This all came about out of demand more than a deliberate journey into kilt making. I actually only started sewing in July of 2009. I had decided in the previous fall that I wanted to wear men's kilts in the summer instead of shorts. I had never owned a kilt before, and I had never really seen any kilts other than in pictures. I never looked at one up close. I am a pretty alternative personality, so I don't really do many things that are considered mainstream, but I've managed a lot of rock bands here in Minneapolis and I did a lot of promotion for those bands using the internet; Myspace, Facebook, etc. I decided to retire from that so I had more time on my hands than usual, and when I did research into utility kilts I was amazed to find out that they cost so much. I couldn't afford one! Since I'm not one to give up I was still set on having a utility kilt. So I looked at some pictures on the internet (via Google), got some ideas, and told my partner, Cris, "I think I could make one of those." I had some obstacles; #1: I don't own a sewing machine, #2: I don't sew, #3: I have no pattern, and #4: I have no money to buy a machine or cloth. So, my partner gave me an old pair of her old goth pants which, if you've ever seen those, are made very large and use a lot of material.

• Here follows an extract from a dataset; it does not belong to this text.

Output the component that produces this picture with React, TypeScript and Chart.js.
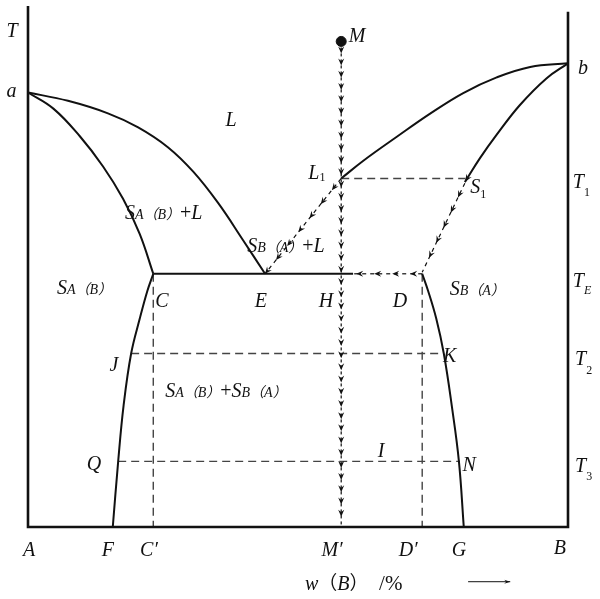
import React, { useEffect, useRef } from "react";
import { Chart, registerables } from "chart.js";
Chart.register(...registerables);

// ---- data (x: w(B)/%, y: temperature, arbitrary units) ----
const T_A = 83.4;
const T_B = 89.0;
const T_1 = 66.9;
const T_E = 48.6;
const T_2 = 33.3;
const T_3 = 12.6;
const T_M = 93.2;
const T_TOP_RIGHT = 98.9;

const xC = 23.2;
const xE = 43.9;
const xM = 58.0;
const xS1 = 81.0;
const xD = 73.0;
const xJ = 19.1;
const xK = 77.0;
const xQ = 16.7;
const xN = 80.0;
const xEutecticEnd = 60.2;

const liquidusLeft: [number, number][] = [
  [0, T_A], [7.4, 81.8], [14.8, 79.4], [20.4, 76.7], [25.9, 72.9],
  [30.6, 68.2], [35.2, 62.2], [39.8, 55.1], [xE, T_E],
];
const solidusLeft: [number, number][] = [
  [0, T_A], [4.7, 80.3], [9.6, 75.0], [13.9, 69.2], [17.6, 63.0], [20.7, 56.2], [xC, T_E],
];
const liquidusRight: [number, number][] = [
  [100, T_B], [93.0, 88.3], [86.8, 86.3], [80.6, 83.3], [74.4, 79.3],
  [68.3, 74.9], [62.1, 70.3], [xM, T_1],
];
const solidusRight: [number, number][] = [
  [100, T_B], [96.0, 86.1], [91.1, 81.0], [86.8, 75.3], [83.7, 70.8], [80.9, 66.2],
];
const solvusLeft: [number, number][] = [
  [xC, T_E], [22.1, 45.3], [20.7, 40.0], [19.1, 33.3], [17.7, 23.3], [16.7, 12.6], [15.7, 0],
];
const solvusRight: [number, number][] = [
  [xD, T_E], [74.1, 45.3], [75.6, 40.0], [77.0, 33.3], [78.5, 23.1], [79.8, 12.6], [80.7, 0],
];

type Seg = { t: string; s?: number; dy?: number; up?: boolean };
type Label = { x: number; y: number; c?: boolean; segs: Seg[] };
const SUB = 14;
const sub = (t: string): Seg => ({ t, s: SUB });
const labels: Label[] = [
  { x: -2.96, y: 94.07, c: true, segs: [{ t: "T" }] },
  { x: -3.06, y: 82.6, c: true, segs: [{ t: "a" }] },
  { x: 102.8, y: 87.0, c: true, segs: [{ t: "b" }] },
  { x: 37.6, y: 76.9, c: true, segs: [{ t: "L" }] },
  { x: 17.96, y: 59.2, segs: [{ t: "S" }, sub("A（B）"), { t: "+", up: true }, { t: "L" }] },
  { x: 40.6, y: 52.8, segs: [{ t: "S" }, sub("B（A）"), { t: "+", up: true }, { t: "L" }] },
  { x: 5.37, y: 44.7, segs: [{ t: "S" }, sub("A（B）")] },
  { x: 78.1, y: 44.6, segs: [{ t: "S" }, sub("B（A）")] },
  { x: 25.4, y: 24.9, segs: [{ t: "S" }, sub("A（B）"), { t: "+", up: true }, { t: "S" }, sub("B（A）")] },
  { x: 24.8, y: 42.3, c: true, segs: [{ t: "C" }] },
  { x: 43.1, y: 42.3, c: true, segs: [{ t: "E" }] },
  { x: 55.2, y: 42.3, c: true, segs: [{ t: "H" }] },
  { x: 68.9, y: 42.3, c: true, segs: [{ t: "D" }] },
  { x: 100.9, y: 65.0, segs: [{ t: "T" }, { t: "1", s: 12, dy: 8, up: true }] },
  { x: 100.9, y: 46.1, segs: [{ t: "T" }, { t: "E", s: 12, dy: 7 }] },
  { x: 101.3, y: 31.0, segs: [{ t: "T" }, { t: "2", s: 12, dy: 9, up: true }] },
  { x: 101.3, y: 10.5, segs: [{ t: "T" }, { t: "3", s: 12, dy: 8, up: true }] },
  { x: 59.4, y: 93.1, segs: [{ t: "M" }] },
  { x: 51.9, y: 66.7, segs: [{ t: "L" }, { t: "1", s: 12, dy: 2, up: true }] },
  { x: 81.9, y: 64.1, segs: [{ t: "S" }, { t: "1", s: 12, dy: 5, up: true }] },
  { x: 15.9, y: 30.0, c: true, segs: [{ t: "J" }] },
  { x: 78.1, y: 31.7, c: true, segs: [{ t: "K" }] },
  { x: 12.2, y: 10.9, c: true, segs: [{ t: "Q" }] },
  { x: 65.4, y: 13.4, c: true, segs: [{ t: "I" }] },
  { x: 81.7, y: 10.7, c: true, segs: [{ t: "N" }] },
  { x: 0.2, y: -5.5, c: true, segs: [{ t: "A" }] },
  { x: 14.8, y: -5.5, c: true, segs: [{ t: "F" }] },
  { x: 22.4, y: -5.5, c: true, segs: [{ t: "C′" }] },
  { x: 56.3, y: -5.5, c: true, segs: [{ t: "M′" }] },
  { x: 70.4, y: -5.5, c: true, segs: [{ t: "D′" }] },
  { x: 79.8, y: -5.5, c: true, segs: [{ t: "G" }] },
  { x: 98.5, y: -5.2, c: true, segs: [{ t: "B" }] },
  { x: 51.3, y: -12.0, segs: [{ t: "w", s: 20 }, { t: "（", s: 19, up: true }, { t: "B", s: 20 }, { t: "）", s: 19, up: true }, { t: "  /%", s: 21, up: true }] },
];
const directionArrow: [number, number][] = [[81.5, -10.5], [89.3, -10.5]];

const pts = (a: [number, number][]) => a.map(([x, y]) => ({ x, y }));
const INK = "#111";
const DASH = "#444";

function drawHead(ctx: CanvasRenderingContext2D, x: number, y: number, ang: number, L: number, W: number) {
  ctx.save();
  ctx.translate(x, y);
  ctx.rotate(ang);
  ctx.beginPath();
  ctx.moveTo(0, 0);
  ctx.lineTo(-L, -W);
  ctx.lineTo(-L * 0.65, 0);
  ctx.lineTo(-L, W);
  ctx.closePath();
  ctx.fill();
  ctx.restore();
}

const arrowPlugin = {
  id: "arrowheads",
  afterDatasetsDraw(chart: any) {
    const ctx: CanvasRenderingContext2D = chart.ctx;
    chart.data.datasets.forEach((ds: any, i: number) => {
      const o = ds.arrows;
      if (!o) return;
      const meta = chart.getDatasetMeta(i);
      const p = meta.data.map((e: any) => ({ x: e.x, y: e.y, cx: e.cp1x, cy: e.cp1y }));
      const segs: any[] = [];
      let total = 0;
      for (let k = 1; k < p.length; k++) {
        const len = Math.hypot(p[k].x - p[k - 1].x, p[k].y - p[k - 1].y);
        segs.push({ a: p[k - 1], b: p[k], len, s: total });
        total += len;
      }
      ctx.save();
      ctx.fillStyle = o.color || INK;
      const L = o.len || 7, W = o.w || 3;
      if (o.spacing) {
        for (let d = o.start; d <= total + 0.5; d += o.spacing) {
          const sg = segs.find((g) => d <= g.s + g.len + 0.5) || segs[segs.length - 1];
          const t = Math.min(1, (d - sg.s) / sg.len);
          const x = sg.a.x + (sg.b.x - sg.a.x) * t;
          const y = sg.a.y + (sg.b.y - sg.a.y) * t;
          drawHead(ctx, x, y, Math.atan2(sg.b.y - sg.a.y, sg.b.x - sg.a.x), L, W);
        }
      }
      if (o.end) {
        const last = p[p.length - 1];
        const prev = p[p.length - 2];
        let ang = Math.atan2(last.y - prev.y, last.x - prev.x);
        if (last.cx != null && isFinite(last.cx) && (last.cx !== last.x || last.cy !== last.y)) {
          ang = Math.atan2(last.y - last.cy, last.x - last.cx);
        }
        drawHead(ctx, last.x, last.y, ang, L, W);
      }
      ctx.restore();
    });
  },
};

const labelPlugin = {
  id: "phaseLabels",
  afterDraw(chart: any) {
    const ctx: CanvasRenderingContext2D = chart.ctx;
    const xs = chart.scales.x, ys = chart.scales.y;
    ctx.save();
    ctx.fillStyle = INK;
    ctx.textBaseline = "alphabetic";
    ctx.textAlign = "left";
    const font = (g: Seg) =>
      `${g.up ? "normal" : "italic"} ${g.s || 20}px "Liberation Serif", "Noto Sans CJK SC", serif`;
    labels.forEach((lb) => {
      let w = 0;
      lb.segs.forEach((g) => {
        ctx.font = font(g);
        w += ctx.measureText(g.t).width;
      });
      let x = xs.getPixelForValue(lb.x) - (lb.c ? w / 2 : 0);
      const y = ys.getPixelForValue(lb.y);
      lb.segs.forEach((g) => {
        ctx.font = font(g);
        ctx.fillText(g.t, x, y + (g.dy || 0));
        x += ctx.measureText(g.t).width;
      });
    });
    ctx.restore();
  },
};

export default function App() {
  const ref = useRef<HTMLCanvasElement>(null);
  useEffect(() => {
    if (!ref.current) return;
    const solid = (data: any[], extra: any = {}) => ({
      data, showLine: true, borderColor: INK, borderWidth: 2, pointRadius: 0, tension: 0.4, clip: false, ...extra,
    });
    const straight = (data: any[], extra: any = {}) => ({
      data, showLine: true, borderColor: INK, borderWidth: 2, pointRadius: 0, tension: 0, clip: false, ...extra,
    });
    const dashed = (data: any[], extra: any = {}) => ({
      data, showLine: true, borderColor: DASH, borderWidth: 1.4, borderDash: [8, 5], pointRadius: 0, tension: 0, clip: false, ...extra,
    });
    const datasets: any[] = [
      // frame
      straight(pts([[0, 100], [0, 0], [100, 0], [100, T_TOP_RIGHT]]), { borderWidth: 2.6 }),
      // phase boundaries
      solid(pts(liquidusLeft)),
      solid(pts(solidusLeft)),
      solid(pts(liquidusRight)),
      solid(pts(solidusRight), { arrows: { end: true, len: 8, w: 3 } }),
      solid(pts(solvusLeft)),
      solid(pts(solvusRight)),
      straight(pts([[xC, T_E], [xEutecticEnd, T_E]])),
      // tie lines
      dashed(pts([[xM, T_1], [xS1, T_1]])),
      dashed(pts([[xJ, T_2], [xK, T_2]])),
      dashed(pts([[xQ, T_3], [xN, T_3]])),
      dashed(pts([[xC, T_E], [xC, 0]])),
      dashed(pts([[xD, T_E], [xD, 0]])),
      // cooling paths with arrows
      dashed(pts([[xM, T_M], [xM, 0]]), { borderColor: INK, borderWidth: 1.2, borderDash: [3, 3], arrows: { start: 12, spacing: 12.19, len: 7, w: 3 } }),
      dashed(pts([[xM, T_1], [xE, T_E]]), { borderColor: INK, borderWidth: 1.2, borderDash: [4, 4], arrows: { start: 15, spacing: 17.9, len: 7, w: 3 } }),
      dashed(pts([[80.9, 66.0], [xD, 48.9]]), { borderColor: INK, borderWidth: 1.2, borderDash: [4, 4], arrows: { start: 16, spacing: 16.7, len: 7, w: 3 } }),
      dashed(pts([[xD, T_E], [xEutecticEnd, T_E]]), { borderColor: INK, borderWidth: 1.2, borderDash: [4, 4], arrows: { start: 12, spacing: 18, len: 7, w: 3 } }),
      // composition direction arrow
      straight(pts(directionArrow), { borderWidth: 1, arrows: { end: true, len: 6, w: 2 } }),
      // starting point M
      { data: [{ x: xM, y: T_M }], pointRadius: 5, pointBackgroundColor: INK, pointBorderColor: INK, showLine: false, clip: false },
    ];
    const chart = new Chart(ref.current, {
      type: "scatter",
      data: { datasets },
      options: {
        animation: false,
        responsive: false,
        maintainAspectRatio: false,
        events: [],
        layout: { padding: { left: 28, right: 32, top: 4, bottom: 72 } },
        scales: {
          x: { type: "linear", min: 0, max: 100, display: false },
          y: { type: "linear", min: 0, max: 100, display: false },
        },
        plugins: { legend: { display: false }, tooltip: { enabled: false } },
      } as any,
      plugins: [arrowPlugin, labelPlugin],
    });
    return () => chart.destroy();
  }, []);
  return (
    <div style={{ position: "absolute", left: 0, top: 0, width: 600, height: 599, background: "#fff" }}>
      <canvas ref={ref} width={600} height={599} style={{ display: "block" }} />
    </div>
  );
}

I sewed it by hand; no machine. I had found information on the internet on how to sew by hand. I wore this to the local Costco one day and the greeter asked where I bought it. I told her I had made it, and she suggested that I sell them. So I started to look into it. A couple of days later my partner Cris bought me a 1930's Singer Spartan sewing machine from a yard sale for $6. I have affectionately named her Lady Spartan.
So, I took twenty bucks and bought some fabric, snaps, and thread. I couldn't afford the accessories I had wanted, so my partner suggested we go to the Goodwill Outlet to see if we could find some stuff to use. I found out that you can buy used clothing and backpacks and whatnot for a dollar a pound. A DOLLAR!! So, I got my accessories off of purses and belts.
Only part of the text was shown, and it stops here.